Y en esto siguieron a Jesús, que en el Evangelio dice: “Si tu mano, tu
pie, tu ojo, es ocasión de pecado, córtatelo, porque más vale que entres manco,
rengo, y con un solo ojo al cielo, que vayas al infierno con todo el cuerpo
sano”. Y es lo que decimos cada vez que rezamos el pésame: “Antes querría haber
muerto que haberos ofendido”. Estamos diciendo que no solo preferimos quedarnos
sin una mano, sin un pie o sin un ojo, sino que preferimos ¡morir! antes que
pecar, antes que alejarnos del Amor de Dios.

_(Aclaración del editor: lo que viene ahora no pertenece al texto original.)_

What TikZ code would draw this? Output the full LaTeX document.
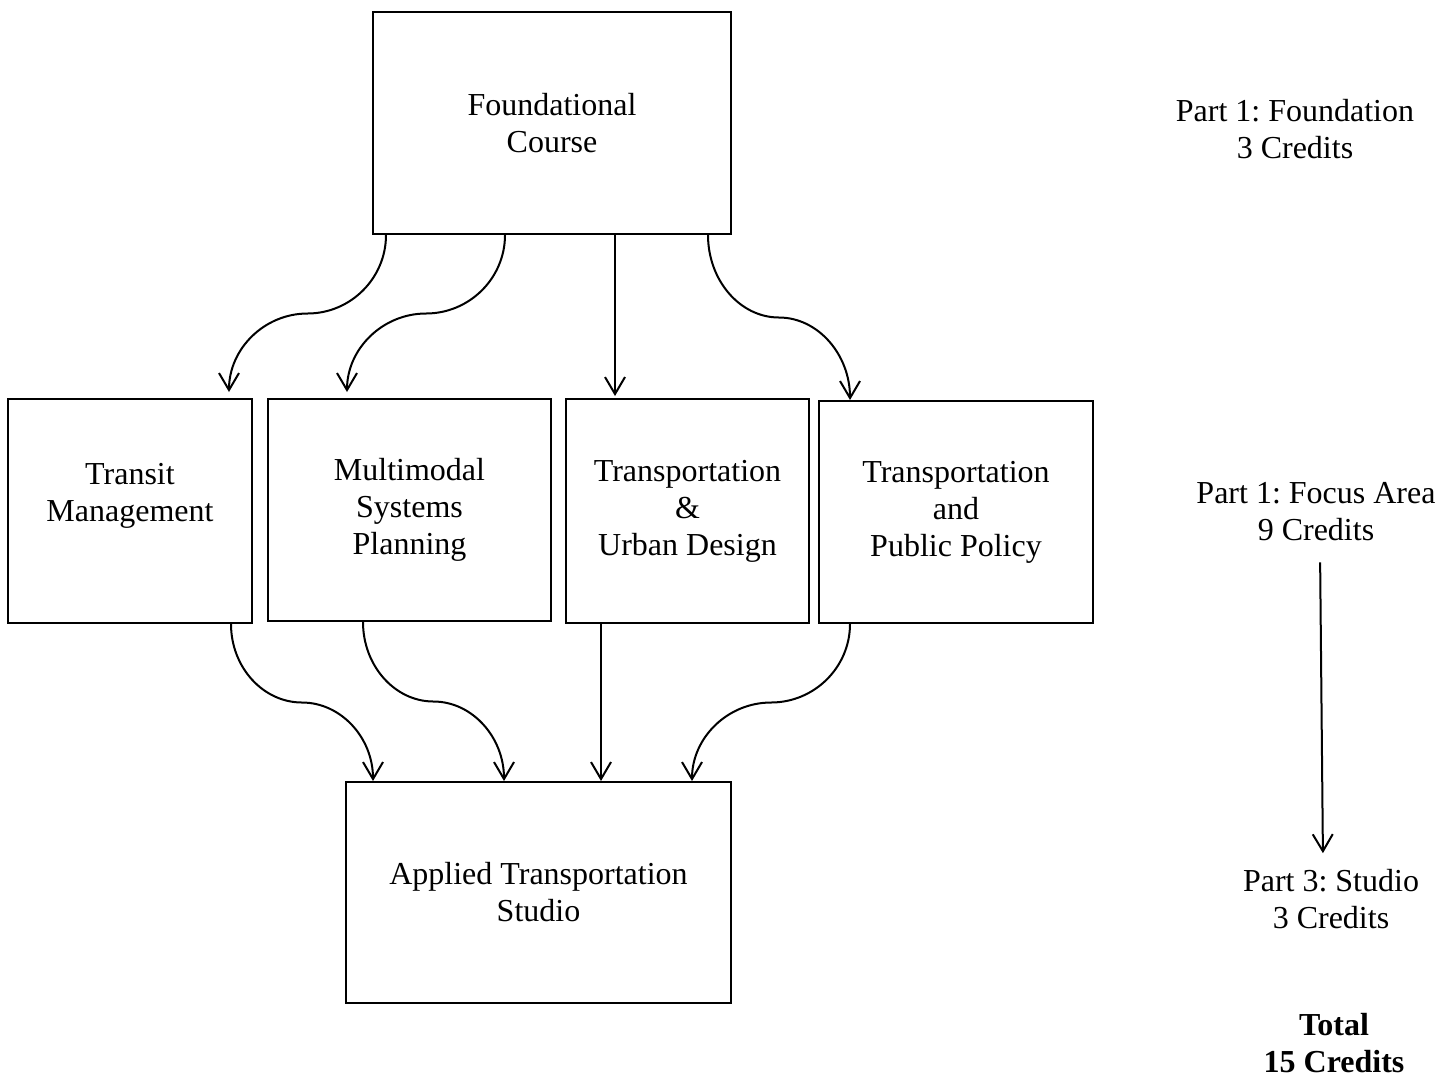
\documentclass[tikz,border=0pt]{standalone}
\usepackage{fontspec}
\setmainfont{Liberation Serif}
\frenchspacing
\usetikzlibrary{arrows.meta,calc}
\usetikzlibrary{positioning}

\tikzset{sbend/.style={to path={let \p1=(\tikztostart),\p2=(\tikztotarget),\p3=($(\p1)!0.5!(\p2)$) in
    .. controls (\x1,{\y1+0.55*(\y3-\y1)}) and ({\x3+0.55*(\x1-\x3)},\y3) .. (\p3)
    .. controls ({\x3+0.55*(\x2-\x3)},\y3) and (\x2,{\y2+0.55*(\y3-\y2)}) .. (\p2) \tikztonodes}}}

\begin{document}
\begin{tikzpicture}[x=0.5pt,y=-0.5pt,font=\fontsize{16}{18.5}\selectfont]

        \useasboundingbox (0,0) rectangle (1456,1078);

        \begin{scope}[every node/.style={rectangle,draw,line width=1pt,align=center,inner sep=0pt}]
            \node[minimum width=179pt,minimum height=111pt] (F) at (552,123) {Foundational\\Course};
            \node[minimum width=122pt,minimum height=112pt] (T) at (130,511) {Transit\\Management\\~};
            \node[minimum width=141.5pt,minimum height=111pt] (M) at (409.5,510) {Multimodal\\Systems\\Planning};
            \node[minimum width=121.5pt,minimum height=112pt] (U) at (687.5,511) {Transportation\\\&\\Urban Design};
            \node[minimum width=137pt,minimum height=111pt] (P) at (956,512) {Transportation\\and\\Public Policy};
            \node[minimum width=192.5pt,minimum height=110.5pt] (S) at (538.5,892.5) {Applied Transportation\\Studio};
        \end{scope}

        \begin{scope}[every node/.style={align=center}]
            \node (L1) at (1295,129) {Part 1: Foundation\\3 Credits};
            \node (L2) at (1316,512) {Part 1: Focus Area\\9 Credits};
            \node (L3) at (1331,899) {Part 3: Studio\\3 Credits};
            \node[font=\fontsize{16}{18.5}\selectfont\bfseries] (L4) at (1334,1043) {Total\\15 Credits};
        \end{scope}

        \begin{scope}[>={Straight Barb[length=8.5pt,width=10pt]},line width=1pt]
            \path [->] (F.south -| 386,0) edge[sbend] ([yshift=3pt]T.north -| 229,0);
            \path [->] (F.south -| 505,0) edge[sbend] ([yshift=3pt]M.north -| 347,0);
            \path [->] (F.south -| 615,0) edge ([yshift=1pt]U.north -| 615,0);
            \path [->] (F.south -| 708,0) edge[sbend] (P.north -| 850,0);
            \path [->] (T.south -| 231,0) edge[sbend] (S.north -| 373,0);
            \path [->] (M.south -| 363,0) edge[sbend] (S.north -| 504,0);
            \path [->] (U.south -| 601,0) edge (S.north -| 601,0);
            \path [->] (P.south -| 850,0) edge[sbend] (S.north -| 692,0);
            \path [->] (L2.south -| 1320,0) edge[shorten <=7pt,shorten >=4.5pt] (L3.north -| 1323,0);
        \end{scope}
    \end{tikzpicture}
\end{document}
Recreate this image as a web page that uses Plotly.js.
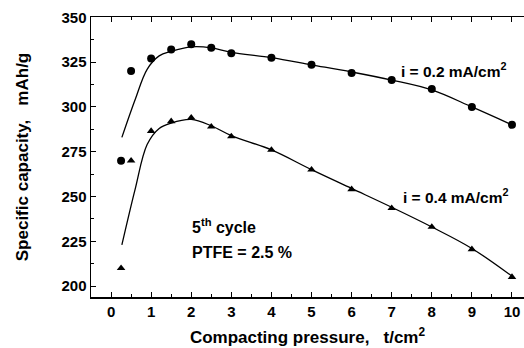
<!DOCTYPE html>
<html>
<head>
<meta charset="utf-8">
<script src="https://cdn.plot.ly/plotly-3.0.1.min.js"></script>
<style>
  html, body { margin: 0; padding: 0; background: #fff; }
  #chart { width: 524px; height: 348px; }
</style>
</head>
<body>
<div id="chart"></div>
<script>
// Measured points: compacting pressure (t/cm2) vs specific capacity (mAh/g)
const pressure = [0.25, 0.5, 1, 1.5, 2, 2.5, 3, 4, 5, 6, 7, 8, 9, 10];
const capLowCurrent = [270, 320, 327, 332, 335, 333, 330, 327.5, 323.5, 319, 315, 310, 300, 290];
const capHighCurrent = [210, 270, 286.5, 292, 294, 289, 283.5, 276, 265, 254, 243.5, 233, 220.5, 205];

// Smoothed trend lines drawn through the data
const fitPressure = [0.27, 0.6, 0.9, 1.2, 1.5, 2, 2.5, 3, 4, 5, 6, 7, 8, 9, 10];
const fitLowCurrent = [283, 304, 321, 328.5, 331, 333.5, 333, 330.5, 327.5, 323.5, 319.5, 315, 309.5, 300, 290];
const fitHighCurrent = [223, 254, 279, 288, 291, 293, 289.5, 284, 276, 265, 254.5, 244, 233, 221, 205.5];

const xTicks = [0, 1, 2, 3, 4, 5, 6, 7, 8, 9, 10];
const yTicks = [200, 225, 250, 275, 300, 325, 350];

const FONT = "Liberation Sans, Arial, sans-serif";

const traces = [
  { x: fitPressure, y: fitLowCurrent, mode: "lines", line: { color: "#000", width: 1.3, shape: "spline", smoothing: 1 }, hoverinfo: "skip" },
  { x: fitPressure, y: fitHighCurrent, mode: "lines", line: { color: "#000", width: 1.3, shape: "spline", smoothing: 1 }, hoverinfo: "skip" },
  { x: pressure, y: capLowCurrent, mode: "markers", marker: { symbol: "circle", size: 8, color: "#000" } },
  { x: pressure, y: capHighCurrent, mode: "markers", marker: { symbol: "triangle-up", size: 7.5, color: "#000" } }
];

const layout = {
  width: 524, height: 348,
  margin: { l: 91, r: 0, t: 17, b: 51 },
  paper_bgcolor: "#fff", plot_bgcolor: "#fff",
  showlegend: false,
  font: { family: FONT, color: "#000" },
  xaxis: {
    range: [-0.5, 10.3],
    tickvals: xTicks, ticktext: xTicks.map(String),
    ticks: "inside", ticklen: 5, tickwidth: 1, tickcolor: "#000",
    minor: { dtick: 0.5, tick0: 0, ticks: "inside", ticklen: 3, tickcolor: "#000" },
    showline: true, linecolor: "#000", linewidth: 1.5, mirror: "ticks",
    showgrid: false, zeroline: false,
    tickfont: { family: FONT, size: 15, color: "#000", weight: "bold" },
    title: { text: "Compacting pressure,   t/cm<sup>2</sup>", font: { family: FONT, size: 17, color: "#000", weight: "bold" }, standoff: 12 }
  },
  yaxis: {
    range: [193.9, 350.2],
    tickvals: yTicks, ticktext: yTicks.map(String),
    ticks: "inside", ticklen: 5, tickwidth: 1, tickcolor: "#000",
    minor: { dtick: 12.5, tick0: 200, ticks: "inside", ticklen: 3, tickcolor: "#000" },
    showline: true, linecolor: "#000", linewidth: 1.5, mirror: false,
    showgrid: false, zeroline: false,
    tickfont: { family: FONT, size: 15, color: "#000", weight: "bold" },
    title: { text: "Specific capacity,   mAh/g", font: { family: FONT, size: 17, color: "#000", weight: "bold" }, standoff: 28 }
  },
  annotations: [
    { x: 7.18, y: 320.5, xref: "x", yref: "y", text: "i = 0.2 mA/cm<sup>2</sup>", showarrow: false, xanchor: "left", yanchor: "middle", font: { family: FONT, size: 15.5, weight: "bold" } },
    { x: 7.23, y: 250.5, xref: "x", yref: "y", text: "i = 0.4 mA/cm<sup>2</sup>", showarrow: false, xanchor: "left", yanchor: "middle", font: { family: FONT, size: 15.5, weight: "bold" } },
    { x: 1.97, y: 233.5, xref: "x", yref: "y", text: "5<sup>th</sup> cycle", showarrow: false, xanchor: "left", yanchor: "middle", font: { family: FONT, size: 16, weight: "bold" } },
    { x: 1.97, y: 218.5, xref: "x", yref: "y", text: "PTFE = 2.5 %", showarrow: false, xanchor: "left", yanchor: "middle", font: { family: FONT, size: 16, weight: "bold" } }
  ]
};

Plotly.newPlot("chart", traces, layout, { displayModeBar: false, staticPlot: true });
</script>
</body>
</html>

Porque el pecado es como cuando alguien, en un día de sol y de cielo
celeste, alejándose de la compañía y protección de sus papás y de sus seres
queridos, se interna en una cueva oscura, fría, llena de animales venenosos,
como serpientes y arañas gigantes, alacranes y escorpiones; el
pecado es como apartarnos de los seres queridos por propia voluntad, para ir a estar en un
lugar oscuro, frío y lleno de peligros mortales.. Pero es mucho peor que esto, porque el que peca se acerca a los demonios, los ángeles caídos, que son mucho más terribles que las serpientes o las arañas.
La vida de la
gracia, en cambio, es como estar en ese día de sol y de cielo celeste y despejado, junto a
quienes más amamos en la vida, nuestros padres, hermanos y seres queridos, pero es mucho más lindo que eso, porque el que está en gracia, tiene a Jesús en el corazón, y es llevado por la Virgen en sus brazos, com un niño pequeño, y no se puede tener mayor alegría que tener a Jesús en el corazón, y no se puede estar más seguros que en los brazos de la Virgen.
Los santos sabían muy bien qué significaba el pecado, la pérdida de la
vida de la gracia, y por eso preferían antes la muerte que pecar.
En la Misa,
les pidamos a los santos que más conocemos y queremos, que nos concedan esta
gracia: antes morir que pecar; antes morir que apartarnos de ese Sol de Amor
infinito que es el Sagrado Corazón Eucarístico de Jesús.